◆ Information shown:

____

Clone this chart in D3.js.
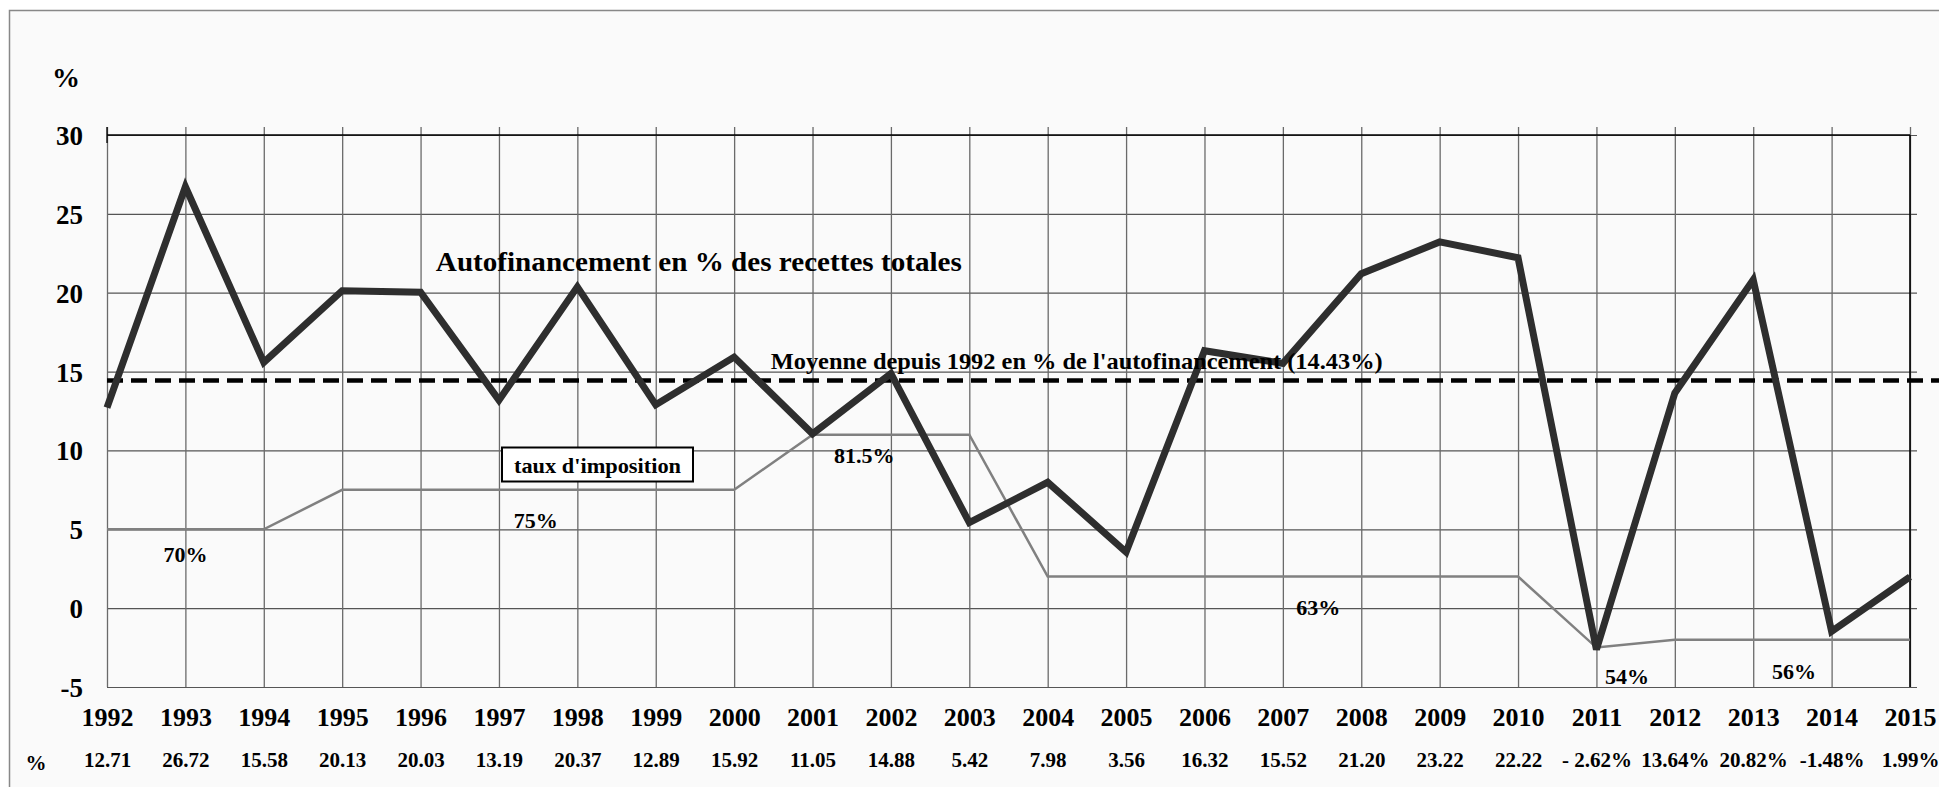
<!DOCTYPE html>
<html>
<head>
<meta charset="utf-8">
<script src="https://cdn.jsdelivr.net/npm/d3@7"></script>
<style>
  body { margin: 0; background: #fff; }
  svg text { font-family: "Liberation Serif", "Times New Roman", serif; font-weight: bold; fill: #000; }
</style>
</head>
<body>
<script>
// data
const years = d3.range(1992, 2016);
const autofin = [12.71, 26.72, 15.58, 20.13, 20.03, 13.19, 20.37, 12.89, 15.92, 11.05, 14.88, 5.42,
                 7.98, 3.56, 16.32, 15.52, 21.20, 23.22, 22.22, -2.62, 13.64, 20.82, -1.48, 1.99];
const valueLabels = ["12.71", "26.72", "15.58", "20.13", "20.03", "13.19", "20.37", "12.89", "15.92",
                     "11.05", "14.88", "5.42", "7.98", "3.56", "16.32", "15.52", "21.20", "23.22",
                     "22.22", "- 2.62%", "13.64%", "20.82%", "-1.48%", "1.99%"];
// tax rate curve, drawn in chart units
const taxCurve = [5, 5, 5, 7.5, 7.5, 7.5, 7.5, 7.5, 7.5, 11, 11, 11, 2, 2, 2, 2, 2, 2, 2, -2.5, -2, -2, -2, -2];
const taxLabels = [
  {text: "70%", year: 1993.0, v: 2.9},
  {text: "75%", year: 1997.47, v: 5.07},
  {text: "81.5%", year: 2001.66, v: 9.2},
  {text: "63%", year: 2007.45, v: -0.44},
  {text: "54%", year: 2011.39, v: -4.8},
  {text: "56%", year: 2013.52, v: -4.5}
];
const yTicks = [-5, 0, 5, 10, 15, 20, 25, 30];
const average = 14.43;

const W = 1939, H = 787;
const svg = d3.select("body").append("svg").attr("width", W).attr("height", H);

// frame
svg.append("rect").attr("x", 9.5).attr("y", 10.5).attr("width", W).attr("height", H)
  .attr("fill", "#fafafa").attr("stroke", "#888").attr("stroke-width", 1.5);

const x = d3.scaleLinear().domain([1992, 2015]).range([107, 1910]);
const y = d3.scaleLinear().domain([-5, 30]).range([687, 135]);

// horizontal grid + y labels (plain hyphen for negatives, like the original)
const yAxis = svg.append("g").attr("transform", "translate(107,0)")
  .call(d3.axisLeft(y).tickValues(yTicks).tickSize(-(1917 - 107)).tickPadding(24).tickFormat(d => String(d)));
yAxis.select(".domain").remove();
yAxis.selectAll(".tick line").attr("stroke", "#555").attr("stroke-width", 1.2);
yAxis.selectAll(".tick text").style("font-size", "27px").attr("dy", "0.35em");

// vertical grid + year labels
const xAxis = svg.append("g").attr("transform", "translate(0,687)")
  .call(d3.axisBottom(x).tickValues(years).tickSize(-(687 - 127)).tickPadding(21).tickFormat(d => String(d)));
xAxis.select(".domain").remove();
xAxis.selectAll(".tick line").attr("stroke", "#6a6a6a").attr("stroke-width", 1.3);
xAxis.selectAll(".tick text").style("font-size", "26px");

// value row under the years
const vAxis = svg.append("g").attr("transform", "translate(0,752)")
  .call(d3.axisBottom(x).tickValues(years).tickSize(0).tickPadding(0).tickFormat((d, i) => valueLabels[i]));
vAxis.select(".domain").remove();
vAxis.selectAll(".tick text").style("font-size", "21px");
svg.append("text").attr("x", 36).attr("y", 770).attr("text-anchor", "middle").style("font-size", "21px").text("%");

// top line, left tick, right border
svg.append("line").attr("x1", 107).attr("x2", 1910).attr("y1", y(30)).attr("y2", y(30))
  .attr("stroke", "#000").attr("stroke-width", 1.6);
svg.append("line").attr("x1", 107).attr("x2", 107).attr("y1", 127).attr("y2", 143)
  .attr("stroke", "#000").attr("stroke-width", 1.3);
svg.append("line").attr("x1", x(2015)).attr("x2", x(2015)).attr("y1", y(30)).attr("y2", y(-5))
  .attr("stroke", "#000").attr("stroke-width", 1.6);

// "%" unit label
svg.append("text").attr("x", 66).attr("y", 87).attr("text-anchor", "middle").style("font-size", "28px").text("%");

// tax rate line
svg.append("path").datum(taxCurve)
  .attr("d", d3.line().x((d, i) => x(years[i])).y(d => y(d)))
  .attr("fill", "none").attr("stroke", "#808080").attr("stroke-width", 2.5);

// average dashed line
svg.append("line").attr("x1", x(1992)).attr("x2", W).attr("y1", y(average)).attr("y2", y(average))
  .attr("stroke", "#000").attr("stroke-width", 4.5).attr("stroke-dasharray", "16,8");

// autofinancement line
svg.append("path").datum(autofin)
  .attr("d", d3.line().x((d, i) => x(years[i])).y(d => y(d)))
  .attr("fill", "none").attr("stroke", "#2e2e2e").attr("stroke-width", 7).attr("stroke-linejoin", "miter");

// annotations
svg.append("text").attr("x", x(1999.55)).attr("y", y(21.37)).attr("text-anchor", "middle")
  .attr("textLength", 526).attr("lengthAdjust", "spacingAndGlyphs")
  .style("font-size", "28px").text("Autofinancement en % des recettes totales");
svg.append("text").attr("x", x(2004.37)).attr("y", y(15.15)).attr("text-anchor", "middle")
  .attr("textLength", 612).attr("lengthAdjust", "spacingAndGlyphs")
  .style("font-size", "24px").text("Moyenne depuis 1992 en %  de l'autofinancement (14.43%)");

svg.selectAll(".taxlab").data(taxLabels).enter().append("text")
  .attr("class", "taxlab")
  .attr("x", d => x(d.year)).attr("y", d => y(d.v)).attr("text-anchor", "middle")
  .style("font-size", "22px").text(d => d.text);

// boxed legend
svg.append("rect").attr("x", 502).attr("y", 447.5).attr("width", 191).attr("height", 34)
  .attr("fill", "#fff").attr("stroke", "#000").attr("stroke-width", 2);
svg.append("text").attr("x", 597.5).attr("y", 473).attr("text-anchor", "middle")
  .attr("textLength", 167).attr("lengthAdjust", "spacingAndGlyphs")
  .style("font-size", "22px").text("taux d'imposition");
</script>
</body>
</html>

____

◆ Task to complete:
Gather all lines with the string "chart" from the data.

◆ Exercise answer:
Clone this chart in D3.js.
// tax rate curve, drawn in chart units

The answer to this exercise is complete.